Ao decidir pela cassação automática dos deputados federais condenados no julgamento do mensalão, o Supremo Tribunal Federal (STF) tomou, na opinião do jurista Pedro Serrano, uma das decisões mais inconstitucionais já proclamadas pela Corte. “É evidente que o Supremo errou. É uma antinomia aparente, que pode ser resolvida aplicando a especificidade. Contraria a própria letra da Constituição”, afirma Serrano que é professor da Pontifícia Universidade Católica de São Paulo (PUC-SP).
“O Supremo decidiu fazer política em vez de fazer jurisdição”, comenta Luiz Tarcísio Teixeira, também da PUC-SP. Para ele, ao pretender dar a última palavra, o STF está criando uma crise institucional “desnecessária, perigosa e altamente evitável”, pois há norma específica que regula a questão.

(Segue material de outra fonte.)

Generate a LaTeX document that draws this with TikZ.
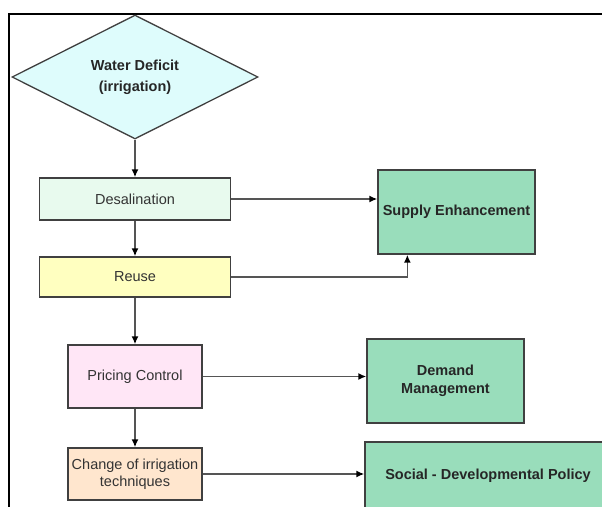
\documentclass[tikz,border=0pt]{standalone}
\usepackage{fontspec}
\setmainfont{Liberation Sans}
\usetikzlibrary{shapes.geometric,arrows.meta,calc}
\definecolor{cyanfill}{HTML}{DEFCFC}
\definecolor{mintfill}{HTML}{E8FAEE}
\definecolor{yellowfill}{HTML}{FFFFC0}
\definecolor{pinkfill}{HTML}{FFE6F6}
\definecolor{peachfill}{HTML}{FFE6CE}
\definecolor{greenfill}{HTML}{99DDBB}
\definecolor{edgegray}{HTML}{404040}
\definecolor{linegray}{HTML}{555555}
\definecolor{txtgray}{HTML}{333333}
\tikzset{
  box/.style={draw=edgegray, line width=1.3pt, inner sep=0pt, align=center,
    font=\fontsize{14.5}{17.5}\selectfont, text=txtgray},
  greenbox/.style={box, fill=greenfill, font=\fontsize{14.5}{17.5}\selectfont\bfseries, text=black!85},
  conn/.style={draw=linegray, line width=1.6pt, -{Latex[length=8pt,width=7pt,color=black]}},
}
\begin{document}
\begin{tikzpicture}[x=1pt,y=-1pt]
\useasboundingbox (0,0) rectangle (602,506);
\clip (0,0) rectangle (602,506);
\fill[white] (0,0) rectangle (602,506);
\draw[line width=2pt, black] (8.5,507) -- (8.5,14) -- (603,14);

\node[box, shape=diamond, fill=cyanfill, minimum width=246pt, minimum height=124pt,
  font=\fontsize{14.5}{21}\selectfont\bfseries, text=black!85] (wd) at (135,77) {Water Deficit\\(irrigation)};
\node[box, fill=mintfill, minimum width=191pt, minimum height=42pt] (desal) at (135,199) {Desalination};
\node[box, fill=yellowfill, minimum width=191pt, minimum height=40pt] (reuse) at (135,277) {Reuse};
\node[box, fill=pinkfill, minimum width=134pt, minimum height=63pt] (pricing) at (135,376.5) {Pricing Control};
\node[box, fill=peachfill, minimum width=134pt, minimum height=52pt] (change) at (135,474) {Change of irrigation\\techniques};

\node[greenbox, minimum width=157pt, minimum height=84pt] (supply) at (456.5,212) {Supply Enhancement};
\node[greenbox, minimum width=157pt, minimum height=84pt] (demand) at (445.5,381) {Demand\\Management};
\node[greenbox, minimum width=246pt, minimum height=68pt] (social) at (488,476) {Social - Developmental Policy};

\draw[conn] (wd.south) -- (desal.north);
\draw[conn] (desal.south) -- (reuse.north);
\draw[conn] (reuse.south) -- (pricing.north);
\draw[conn] (pricing.south) -- (change.north);

\draw[conn] (desal.east) -- (desal.east -| supply.west);
\draw[conn] (reuse.east) -| ([xshift=30pt]supply.south west);
\draw[conn] (pricing.east) -- (pricing.east -| demand.west);
\draw[conn] (change.east) -- (change.east -| social.west);
\end{tikzpicture}
\end{document}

Na mesma linha vai o jurista Luiz Moreira, da Universidade Federal de Minas Gerais (UFMG). “Só quem tem voto cassa voto”, afirma, ao explicar que o voto popular sai fragilizado da decisão do STF.
Por 5 votos a 4, o Supremo decidiu pela cassação automática dos mandatos parlamentares dos deputados federais condenados no julgamento doe mensalão. Uma vez transitada em julgado a decisão, quando não houver mais a possibilidade de recursos, estarão suspensos os direitos políticos e extintos os mandatos dos deputados João Paulo Cunha (PT-SP), Valdemar Costa Neto (PR-SP) e Pedro Henry (PP-MT).
A maioria foi formada com o voto do decano Celso de Mello, que desempatou a questão. Ausente nas duas últimas sessões em função de uma febre, o ministro seguiu o entendimento do relator Joaquim Barbosa e dos colegas Gilmar Mendes e Marco Aurélio. “A perda do mandato é uma consequência direta e imediata da perda dos direitos políticos”, argumentou o ministro, nos casos em que a condenação seja por crimes com componentes de improbidade administrativa.
Do outro lado do debate, o revisor Ricardo Lewandowski abriu a divergência afirmando que a Constituição Federal faz uma ressalva sobre os mandatos parlamentares. Para ele — e também para Dias Toffoli, Rosa Weber e Cármen Lúcia —, o texto constitucional reserva exclusivamente às Casas Legislativas a prerrogativa de extinguir os mandatos. O argumento, seguindo este raciocínio, é de que a vontade popular deve ser preservada de arbitrariedades do Poder Judiciário, instituição que não é eleita pelo voto popular. “Uma vez transitada em julgado a decisão condenatória”, proclamou o presidente Joaquim Barbosa, “ficam suspensos os direitos políticos e ficam os réus ora condenados impedidos de exercer mandato representativo”.
Crise institucional
Ao longo de seu voto, o ministro Celso de Mello também respondeu implicitamente ao presidente da Câmara dos Deputados, Marco Maia (PT-RS), que havia alertado para um possível “impasse” entre os Poderes com a questão da cassação.
Em uma série de declarações, Maia havia dito que o Supremo não poderia determinar a extinção dos mandatos. O presidente, que encontrou apoio de diversos líderes partidários da Casa, chegou a aventar a possibilidade de não cumprir a decisão do STF. “A não observância de uma decisão desta Corte debilita a força da Constituição. O STF tem o monopólio da última palavra”, afirmou Celso de Mello, acrescentando que desobedecer decisões judiciais seria um “comportamento intolerável, inaceitável e incompressível”.
Como a decisão fixa que a cassação automática só ocorrerá após o trânsito em julgado, é possível que essa crise institucional nem chegue de fato acontecer. Segundo determina o próprio STF, a fase de execução das penas só se inicia após julgado os últimos recursos e publicado o acórdão final. Assim, é bem possível que o final definitivo da Ação Penal 470 se arraste para de 2014, ano em que se encerra a atual legislatura. O deputado Natan Donadon, por exemplo, foi condenado pelo Supremo em 2010, porém seus últimos embargos foram julgados pela Corte na última quinta-feira (13/12).